You may still feel a small sting. But you recover faster. You stop spinning for hours.

Dating also gets clearer. People who respect you will make it easy to hold your line. People who do not will show it sooner.

That is not a failure. It is a filter. It saves you time, energy, and self doubt.

Healing can look quiet.

  • You choose a calm night over a pressured plan.
  • You stop apologizing for basic needs.
  • You leave sooner when pushing becomes a pattern.
  • You feel proud, even with some guilt.

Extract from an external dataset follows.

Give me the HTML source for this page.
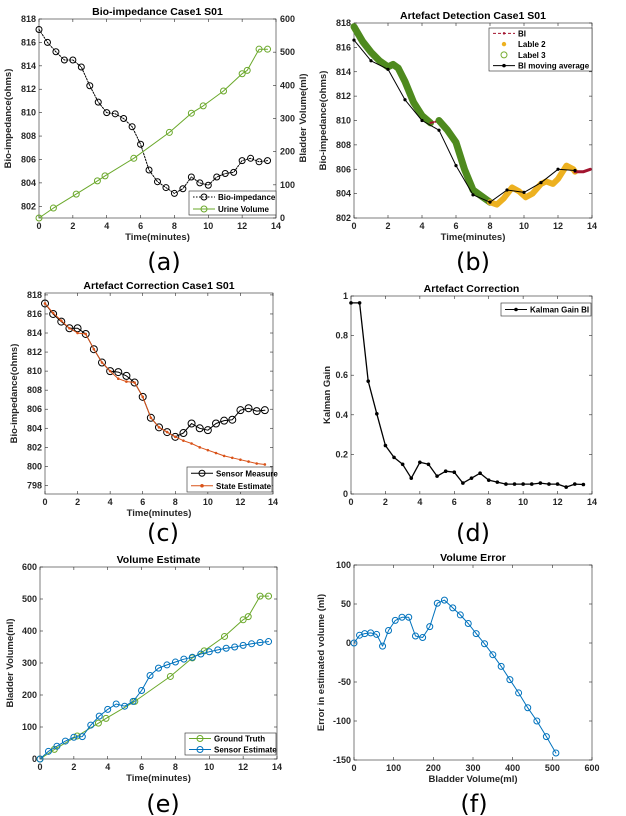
<!DOCTYPE html>
<html><head><meta charset="utf-8"><style>
html,body{margin:0;padding:0;background:#fff;}
svg{display:block;font-family:"Liberation Sans",Arial,sans-serif;}
.t{font-weight:bold;font-size:9px;fill:#262626}
.ti{font-weight:bold;font-size:10.5px;fill:#000}
.lab{font-weight:bold;font-size:9.5px;fill:#262626}
.cap{font-family:"DejaVu Sans",sans-serif;font-size:24px;fill:#000}
.lg{font-weight:bold;font-size:8px;fill:#000}
</style></head><body>
<svg id="fig" width="626" height="816" viewBox="0 0 626 816"></svg>
<script>
// ---------- data ----------
const biTimes=[0,0.5,1,1.5,2,2.5,3,3.5,4,4.5,5,5.5,6,6.5,7,7.5,8,8.5,9,9.5,10,10.5,11,11.5,12,12.5,13,13.5];
const biValues=[817.1,816.0,815.2,814.5,814.5,813.9,812.3,810.9,810.0,809.9,809.5,808.8,807.3,805.1,804.1,803.6,803.1,803.5,804.5,804.0,803.8,804.5,804.8,804.9,805.9,806.1,805.8,805.9];
const urineTimes=[0,0.85,2.2,3.45,3.9,5.6,7.7,9.0,9.7,10.9,12,12.3,13,13.5];
const urineValues=[0,30,72,112,127,180,258,316,338,383,435,445,509,509];
const maTimes=[0,1,2,3,4,5,6,7,8,9,10,11,12,13];
const maValues=[816.6,814.9,814.2,811.7,810.0,809.2,806.3,803.9,803.3,804.3,804.1,804.9,806.0,805.9];
const label3T1=[0,0.5,1,1.5,2,2.3,2.6,3,3.5,4,4.5];
const label3V1=[817.7,816.5,815.6,814.9,814.4,814.6,814.3,813.2,811.5,810.4,809.8];
const biRedT1=[4.5,4.8,5];
const biRedV1=[809.8,809.9,810.0];
const label3T2=[5,5.5,6,6.5,7,7.5,8];
const label3V2=[810.0,809.2,808.2,806.0,804.3,803.8,803.3];
const label2T=[8,8.4,8.8,9.3,9.7,10.1,10.5,11,11.3,11.7,12,12.5,12.9,13];
const label2V=[803.3,803.1,803.6,804.5,804.2,803.7,804.0,804.8,805.0,804.8,805.2,806.3,806.0,805.8];
const biRedT2=[13,13.5,13.9];
const biRedV2=[805.8,805.8,806.0];
const stateValues=[817.1,816.1,815.3,814.5,814.0,813.9,812.3,810.9,810.0,809.2,808.9,808.8,807.3,805.1,804.1,803.6,803.1,802.7,802.4,802.0,801.7,801.4,801.1,800.9,800.7,800.5,800.3,800.2];
const gainValues=[0.965,0.965,0.57,0.405,0.245,0.185,0.15,0.08,0.16,0.15,0.09,0.115,0.11,0.055,0.08,0.105,0.07,0.06,0.05,0.05,0.05,0.05,0.055,0.05,0.05,0.035,0.05,0.048];
const sensorVolValues=[0,24,40,56,68,70,106,134,155,172,165,180,214,261,284,294,303,312,318,328,335,341,346,350,355,360,364,367];
const errX=[0,14,27,42,57,72,87,104,121,138,155,173,191,210,228,249,268,288,308,329,350,371,393,415,438,461,485,509];
const errY=[0,10,12,13,11,-4,16,29,33,33,9,7,21,51,55,45,36,25,12,-1,-15,-30,-47,-64,-83,-100,-120,-141];
const timeTicks=[0,2,4,6,8,10,12,14];

const NS='http://www.w3.org/2000/svg';
const fig=document.getElementById('fig');
function el(tag,attrs,name,inter,parent,text){
  const e=document.createElementNS(NS,tag);
  for(const k in attrs)e.setAttribute(k,attrs[k]);
  
  
  if(text!==undefined)e.textContent=text;
  (parent||fig).appendChild(e);return e;
}
function axes(o){
  const g=el('g',{},o.name,false);
  const sx=v=>o.x0+(v-o.xmin)/(o.xmax-o.xmin)*(o.x1-o.x0);
  const sy=v=>o.y1-(v-o.ymin)/(o.ymax-o.ymin)*(o.y1-o.y0);
  el('rect',{x:o.x0,y:o.y0,width:o.x1-o.x0,height:o.y1-o.y0,fill:'#fff',stroke:'#262626','stroke-width':0.6},'plot-area',false,g);
  o.xt.forEach(v=>{const x=sx(v);
    el('line',{x1:x,x2:x,y1:o.y1,y2:o.y1-3,stroke:'#262626','stroke-width':0.6},'x-tick',false,g);
    el('line',{x1:x,x2:x,y1:o.y0,y2:o.y0+3,stroke:'#262626','stroke-width':0.6},'x-tick-top',false,g);
    el('text',{x:x,y:o.y1+11,'text-anchor':'middle',class:'t'},'x-tick-label',false,g,String(v));});
  o.yt.forEach(v=>{const y=sy(v);
    el('line',{x1:o.x0,x2:o.x0+3,y1:y,y2:y,stroke:'#262626','stroke-width':0.6},'y-tick',false,g);
    if(!o.noRightTicks)el('line',{x1:o.x1,x2:o.x1-3,y1:y,y2:y,stroke:'#262626','stroke-width':0.6},'y-tick-right',false,g);
    el('text',{x:o.x0-3,y:y+3,'text-anchor':'end',class:'t'},'y-tick-label',false,g,String(v));});
  el('text',{x:(o.x0+o.x1)/2,y:o.y0-4,'text-anchor':'middle',class:'ti'},'chart-title',false,g,o.title);
  if(o.xlabel)el('text',{x:(o.x0+o.x1)/2,y:o.y1+22,'text-anchor':'middle',class:'lab'},'x-axis-title',false,g,o.xlabel);
  el('text',{x:o.ylx,y:(o.y0+o.y1)/2,'text-anchor':'middle',class:'lab',transform:`rotate(-90 ${o.ylx} ${(o.y0+o.y1)/2})`},'y-axis-title',false,g,o.ylabel);
  el('text',{x:o.capx,y:o.capy,'text-anchor':'middle',class:'cap'},'panel-caption',false,g,o.cap);
  return {g,sx,sy};
}
function line(ax,xs,ys,opt,name){
  const pts=xs.map((x,i)=>ax.sx(x).toFixed(1)+','+ax.sy(ys[i]).toFixed(1)).join(' ');
  const a={points:pts,fill:'none',stroke:opt.c,'stroke-width':opt.w||1,'stroke-linejoin':'round','stroke-linecap':'round'};
  if(opt.dash)a['stroke-dasharray']=opt.dash;
  el('polyline',a,name,false,ax.g);
  if(opt.m)xs.forEach((x,i)=>{
    if(opt.m==='o')el('circle',{cx:ax.sx(x),cy:ax.sy(ys[i]),r:opt.r||3,fill:'none',stroke:opt.c,'stroke-width':1},name+'-point',false,ax.g);
    else el('circle',{cx:ax.sx(x),cy:ax.sy(ys[i]),r:opt.r||1.6,fill:opt.c},name+'-point',false,ax.g);
  });
}
function legend(ax,x0,y0,x1,y1,items){
  const g=el('g',{},'legend',false,ax.g);
  el('rect',{x:x0,y:y0,width:x1-x0,height:y1-y0,fill:'#fff',stroke:'#262626','stroke-width':0.6},'legend-box',false,g);
  const h=(y1-y0)/items.length;
  items.forEach((it,i)=>{const y=y0+h*(i+0.5);
    const ge=el('g',{},'legend-entry',false,g);
    if(it.line)el('line',{x1:x0+4,x2:x0+26,y1:y,y2:y,stroke:it.c,'stroke-width':1,'stroke-dasharray':it.dash||'none'},'legend-line',false,ge);
    if(it.m==='o')el('circle',{cx:x0+15,cy:y,r:3,fill:'none',stroke:it.c},'legend-marker',false,ge);
    if(it.m==='.')el('circle',{cx:x0+15,cy:y,r:it.r||1.8,fill:it.c},'legend-marker',false,ge);
    el('text',{x:x0+29,y:y+3,class:'lg'},'legend-label',false,ge,it.t);});
}
// (a)
const A=axes({name:'panel-a',x0:39,x1:276,y0:19,y1:218,xmin:0,xmax:14,ymin:801,ymax:818,xt:timeTicks,yt:[802,804,806,808,810,812,814,816,818],noRightTicks:true,title:'Bio-impedance Case1 S01',xlabel:'Time(minutes)',ylabel:'Bio-impedance(ohms)',ylx:11,cap:'(a)',capx:164,capy:270});
const Ar={g:A.g,sx:A.sx,sy:v=>218-v/600*199};
[0,100,200,300,400,500,600].forEach(v=>{const y=Ar.sy(v);
  el('line',{x1:276,x2:273,y1:y,y2:y,stroke:'#262626','stroke-width':0.6},'right-y-tick',false,A.g);
  el('text',{x:280,y:y+3,class:'t'},'right-y-tick-label',false,A.g,String(v));});
el('text',{x:306,y:118,'text-anchor':'middle',class:'lab',transform:'rotate(-90 306 118)'},'right-y-axis-title',false,A.g,'Bladder Volume(ml)');
line(A,biTimes,biValues,{c:'#000',dash:'1.5,1.5',m:'o'},'bio-impedance-series');
line(Ar,urineTimes,urineValues,{c:'#6AA82A',m:'o'},'urine-volume-series');
legend(A,189,191,276,215,[{line:1,c:'#000',dash:'1.5,1.5',m:'o',t:'Bio-impedance'},{line:1,c:'#6AA82A',m:'o',t:'Urine Volume'}]);
// (b)
const B=axes({name:'panel-b',x0:354,x1:592,y0:23,y1:218,xmin:0,xmax:14,ymin:802,ymax:818,xt:timeTicks,yt:[802,804,806,808,810,812,814,816,818],title:'Artefact Detection Case1 S01',xlabel:'Time(minutes)',ylabel:'Bio-impedance(ohms)',ylx:326,cap:'(b)',capx:473,capy:270});
line(B,label3T1,label3V1,{c:'#4E8A1E',w:7},'label3-series');
line(B,biRedT1,biRedV1,{c:'#A2142F',w:2,dash:'3,2'},'bi-series');
line(B,label3T2,label3V2,{c:'#4E8A1E',w:7},'label3-series');
line(B,label2T,label2V,{c:'#EDB120',w:6},'label2-series');
line(B,biRedT2,biRedV2,{c:'#A2142F',w:3},'bi-series');
line(B,maTimes,maValues,{c:'#000',w:1,m:'.'},'bi-moving-average');
legend(B,489,28,592,71,[{line:1,c:'#A2142F',dash:'3,2',m:'.',r:1.2,t:'BI'},{c:'#EDB120',m:'.',r:2.2,t:'Lable 2'},{c:'#77AC30',m:'o',t:'Label 3'},{line:1,c:'#000',m:'.',t:'BI moving average'}]);
// (c)
const C=axes({name:'panel-c',x0:45,x1:273,y0:293,y1:494,xmin:0,xmax:14,ymin:797.1,ymax:818.2,xt:timeTicks,yt:[798,800,802,804,806,808,810,812,814,816,818],title:'Artefact Correction Case1 S01',xlabel:'Time(minutes)',ylabel:'Bio-impedance(ohms)',ylx:17,cap:'(c)',capx:163,capy:541});
line(C,biTimes,biValues,{c:'#000',m:'o',r:3.5},'sensor-measure-series');
line(C,biTimes,stateValues,{c:'#D95319',m:'.',r:1.3},'state-estimate-series');
legend(C,187,467,272,492,[{line:1,c:'#000',m:'o',t:'Sensor Measure'},{line:1,c:'#D95319',m:'.',t:'State Estimate'}]);
// (d)
const D=axes({name:'panel-d',x0:351,x1:592,y0:296,y1:494,xmin:0,xmax:14,ymin:0,ymax:1,xt:timeTicks,yt:[0,0.2,0.4,0.6,0.8,1],title:'Artefact Correction',ylabel:'Kalman Gain',ylx:330,cap:'(d)',capx:473,capy:541});
line(D,biTimes,gainValues,{c:'#000',w:1.3,m:'.',r:1.8},'kalman-gain-series');
legend(D,501,303,591,316,[{line:1,c:'#000',m:'.',t:'Kalman Gain BI'}]);
// (e)
const E=axes({name:'panel-e',x0:40,x1:277,y0:567,y1:759,xmin:0,xmax:14,ymin:0,ymax:600,xt:timeTicks,yt:[0,100,200,300,400,500,600],title:'Volume Estimate',xlabel:'Time(minutes)',ylabel:'Bladder Volume(ml)',ylx:13,cap:'(e)',capx:163,capy:812});
line(E,urineTimes,urineValues,{c:'#6AA82A',m:'o'},'ground-truth-series');
line(E,biTimes,sensorVolValues,{c:'#0072BD',m:'o'},'sensor-estimate-series');
legend(E,185,733,276,755,[{line:1,c:'#6AA82A',m:'o',t:'Ground Truth'},{line:1,c:'#0072BD',m:'o',t:'Sensor Estimate'}]);
// (f)
const F=axes({name:'panel-f',x0:354,x1:592,y0:565,y1:760,xmin:0,xmax:600,ymin:-150,ymax:100,xt:[0,100,200,300,400,500,600],yt:[-150,-100,-50,0,50,100],title:'Volume Error',xlabel:'Bladder Volume(ml)',ylabel:'Error in estimated volume (ml)',ylx:324,cap:'(f)',capx:474,capy:812});
line(F,errX,errY,{c:'#0072BD',m:'o'},'volume-error-series');
</script>
</body></html>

It is okay to move slowly.

Common questions

Am I being selfish if I say no?

No is not selfish when it protects your body, time, or values. Selfish is when someone expects you to pay for their comfort. A good rule is: if you would respect their no, your no is valid too.

What if they get angry when I say no?

Anger after a calm no is a warning sign. Do not argue to prove you are good. A simple action is to end the conversation and create space, because pressure often grows when you stay and explain.

How do I say no without over explaining?

Pick one short sentence and repeat it. You can write it in your notes and practice out loud. A helpful rule is: one reason is enough, and zero reasons is also okay.

Why do I feel guilty even when I know the request is wrong?

Guilt can be old training, not current truth. Your body may expect punishment or rejection. The next step is to notice the guilt, breathe, and still choose the boundary.

What if I already said yes and regret it?

You can still change your mind. Send one clear message: “I thought about it and I’m not comfortable, so I’m not doing it.” A good rule is: a delayed no is still a no.

Try this today

Write one sentence you can use this week, like “No, I’m not comfortable with that,” and practice it 5 times.

If you feel guilt, try naming it and keeping your no. If you feel fear, try a smaller no first. If you feel pressure, try stepping back and watching their response. It is okay to move slowly.